— EXERCISE DIRECTIONS —
Print exactly the lines from the first one down to the line that contains "from matplotlib.legend_handler import", both included, and skip the pictures.

— DATA EXCERPT —
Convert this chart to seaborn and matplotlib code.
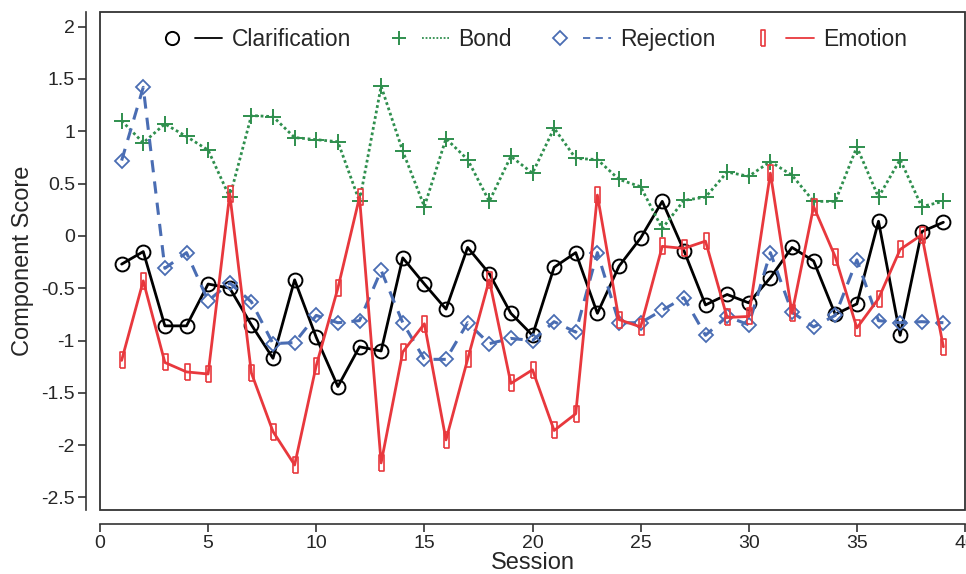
import numpy as np
import pandas as pd
import matplotlib
matplotlib.use('Agg')
import matplotlib.pyplot as plt
import seaborn as sns
from matplotlib.lines import Line2D
from matplotlib.patches import Rectangle
from matplotlib.legend_handler import HandlerTuple

# component scores per session
sessions = list(range(1, 40))
clarification = [-0.27, -0.15, -0.86, -0.86, -0.46, -0.50, -0.85, -1.17, -0.42, -0.97,
                 -1.44, -1.06, -1.10, -0.21, -0.46, -0.70, -0.11, -0.36, -0.74, -0.95,
                 -0.30, -0.16, -0.74, -0.29, -0.02, 0.33, -0.14, -0.66, -0.56, -0.64,
                 -0.40, -0.11, -0.24, -0.75, -0.65, 0.14, -0.95, 0.04, 0.13]
bond = [1.10, 0.89, 1.07, 0.95, 0.82, 0.37, 1.15, 1.14, 0.94, 0.92,
        0.90, 0.33, 1.43, 0.81, 0.28, 0.93, 0.73, 0.33, 0.76, 0.60,
        1.03, 0.74, 0.73, 0.54, 0.47, 0.07, 0.34, 0.37, 0.61, 0.57,
        0.71, 0.58, 0.33, 0.33, 0.85, 0.37, 0.73, 0.28, 0.33]
rejection = [0.72, 1.42, -0.31, -0.16, -0.62, -0.45, -0.63, -1.03, -1.02, -0.76,
             -0.83, -0.81, -0.33, -0.83, -1.18, -1.18, -0.83, -1.03, -0.98, -1.00,
             -0.82, -0.92, -0.16, -0.83, -0.83, -0.71, -0.59, -0.95, -0.77, -0.85,
             -0.16, -0.73, -0.87, -0.76, -0.23, -0.81, -0.83, -0.82, -0.83]
emotion = [-1.19, -0.43, -1.21, -1.30, -1.32, 0.40, -1.31, -1.87, -2.19, -1.24,
           -0.50, 0.37, -2.17, -1.11, -0.84, -1.95, -1.18, -0.42, -1.41, -1.28,
           -1.86, -1.70, 0.39, -0.80, -0.87, -0.10, -0.12, -0.05, -0.78, -0.77,
           0.60, -0.74, 0.28, -0.20, -0.88, -0.60, -0.13, 0.01, -1.06]

names = ['Clarification', 'Bond', 'Rejection', 'Emotion']
colors = ['black', '#2f8f4e', '#4a6db3', '#e8383d']

df = pd.DataFrame({'Session': sessions, 'Clarification': clarification, 'Bond': bond,
                   'Rejection': rejection, 'Emotion': emotion})

sns.set_style('ticks')
plt.rcParams['font.family'] = ['Liberation Sans', 'DejaVu Sans']

fig = plt.figure(figsize=(9.66, 5.74), dpi=100)
ax = fig.add_axes([100 / 966, 1 - 510 / 574, 865 / 966, 498 / 574])

tall_rect = [(-0.3, -1), (0.3, -1), (0.3, 1), (-0.3, 1), (-0.3, -1)]
styles = {
    'Clarification': dict(marker='o', ms=10, ls='-', lw=2.0, mew=1.4),
    'Bond': dict(marker='+', ms=11, ls=(0, (1, 1)), lw=2.0, mew=1.4),
    'Rejection': dict(marker='D', ms=7, ls=(0, (4, 3)), lw=2.2, mew=1.3),
    'Emotion': dict(marker=tall_rect, ms=12, ls='-', lw=2.0, mew=1.2),
}

handles = []
for name, col in zip(names, colors):
    st = styles[name]
    sns.lineplot(data=df, x='Session', y=name, ax=ax, color=col, linestyle=st['ls'],
                 linewidth=st['lw'], marker=st['marker'], markersize=st['ms'],
                 markerfacecolor='none', markeredgecolor=col, markeredgewidth=st['mew'])
    mk = Line2D([], [], ls='none', marker=st['marker'], ms=st['ms'] * 0.95, mfc='none',
                mec=col, mew=st['mew'])
    ln = Line2D([], [], color=col, ls=st['ls'], lw=1.3)
    handles.append((mk, ln))

ax.set_xlim(0, 40)
ax.set_ylim(-2.62, 2.14)
ax.set_xticks(np.arange(0, 41, 5))
ax.set_yticks(np.arange(-2.5, 2.01, 0.5))
ax.set_yticklabels(['-2.5', '-2', '-1.5', '-1', '-0.5', '0', '0.5', '1', '1.5', '2'])
ax.set_xlabel('Session', fontsize=17, labelpad=0)
ax.set_ylabel('Component Score', fontsize=17, labelpad=5)
ax.tick_params(labelsize=14, length=6, width=1.2, color='#333333', pad=2)

# axis lines pushed away from the frame, like the original
for side in ['top', 'right']:
    ax.spines[side].set_visible(False)
for side in ['left', 'bottom']:
    ax.spines[side].set_position(('outward', 10))
    ax.spines[side].set_linewidth(1.2)
    ax.spines[side].set_color('#333333')
ax.add_patch(Rectangle((0, 0), 1, 1, transform=ax.transAxes, fill=False,
                       lw=1.3, ec='#333333', clip_on=False, zorder=5))

ax.legend(handles, names, handler_map={tuple: HandlerTuple(ndivide=None, pad=0.4)},
          loc='upper center', ncol=4, frameon=False, fontsize=16.5, handlelength=2.8,
          handletextpad=0.4, columnspacing=1.5, borderaxespad=0.3)

fig.savefig('out.png', dpi=100)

— WORKED ANSWER —
Convert this chart to seaborn and matplotlib code.
import numpy as np
import pandas as pd
import matplotlib
matplotlib.use('Agg')
import matplotlib.pyplot as plt
import seaborn as sns
from matplotlib.lines import Line2D
from matplotlib.patches import Rectangle
from matplotlib.legend_handler import HandlerTuple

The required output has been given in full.